# Supplied information
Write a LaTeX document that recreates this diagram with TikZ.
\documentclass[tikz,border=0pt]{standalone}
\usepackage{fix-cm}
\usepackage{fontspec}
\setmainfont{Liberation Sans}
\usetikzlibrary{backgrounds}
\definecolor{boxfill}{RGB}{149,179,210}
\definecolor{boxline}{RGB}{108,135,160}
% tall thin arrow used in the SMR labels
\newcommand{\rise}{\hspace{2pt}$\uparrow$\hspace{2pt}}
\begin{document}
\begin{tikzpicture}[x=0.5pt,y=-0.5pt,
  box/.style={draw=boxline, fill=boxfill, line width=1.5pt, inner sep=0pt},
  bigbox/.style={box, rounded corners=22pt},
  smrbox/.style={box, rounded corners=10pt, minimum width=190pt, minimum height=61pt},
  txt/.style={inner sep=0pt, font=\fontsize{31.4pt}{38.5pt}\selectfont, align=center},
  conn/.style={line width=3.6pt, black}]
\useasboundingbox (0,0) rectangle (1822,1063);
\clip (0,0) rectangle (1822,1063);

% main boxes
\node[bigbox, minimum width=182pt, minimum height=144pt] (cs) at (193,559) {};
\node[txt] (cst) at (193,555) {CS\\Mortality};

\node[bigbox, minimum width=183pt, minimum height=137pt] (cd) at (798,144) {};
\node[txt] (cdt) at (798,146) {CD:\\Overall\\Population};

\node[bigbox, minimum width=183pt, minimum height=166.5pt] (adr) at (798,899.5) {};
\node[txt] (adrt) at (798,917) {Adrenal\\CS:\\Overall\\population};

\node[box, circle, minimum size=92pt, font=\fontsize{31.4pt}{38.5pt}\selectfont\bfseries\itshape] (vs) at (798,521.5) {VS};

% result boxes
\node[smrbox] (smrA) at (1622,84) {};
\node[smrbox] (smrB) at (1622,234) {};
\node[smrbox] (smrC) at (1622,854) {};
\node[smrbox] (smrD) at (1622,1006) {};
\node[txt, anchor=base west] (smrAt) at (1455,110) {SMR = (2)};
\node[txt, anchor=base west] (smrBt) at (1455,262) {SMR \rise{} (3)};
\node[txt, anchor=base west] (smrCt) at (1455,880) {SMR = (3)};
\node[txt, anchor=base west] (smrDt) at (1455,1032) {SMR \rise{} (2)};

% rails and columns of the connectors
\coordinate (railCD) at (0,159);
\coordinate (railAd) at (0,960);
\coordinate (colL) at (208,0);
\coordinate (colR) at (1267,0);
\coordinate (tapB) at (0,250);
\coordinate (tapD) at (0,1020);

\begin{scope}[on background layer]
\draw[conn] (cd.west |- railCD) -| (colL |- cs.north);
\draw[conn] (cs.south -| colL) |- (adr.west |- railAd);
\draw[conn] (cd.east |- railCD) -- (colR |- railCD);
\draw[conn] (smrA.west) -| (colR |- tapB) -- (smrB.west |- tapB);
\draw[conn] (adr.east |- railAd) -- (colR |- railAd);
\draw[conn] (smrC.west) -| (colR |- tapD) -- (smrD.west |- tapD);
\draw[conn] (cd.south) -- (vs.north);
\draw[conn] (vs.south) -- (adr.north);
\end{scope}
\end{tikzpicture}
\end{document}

* * *

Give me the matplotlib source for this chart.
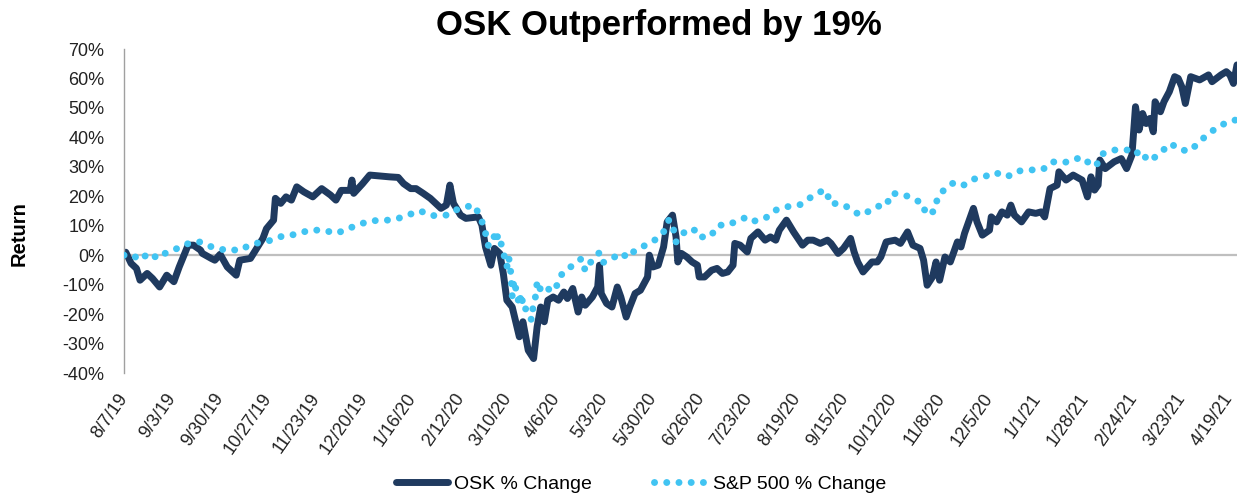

# The exercise
Whenever "this" turns up in a line, pick that line out.

# Result below
Write a LaTeX document that recreates this diagram with TikZ.
Give me the matplotlib source for this chart.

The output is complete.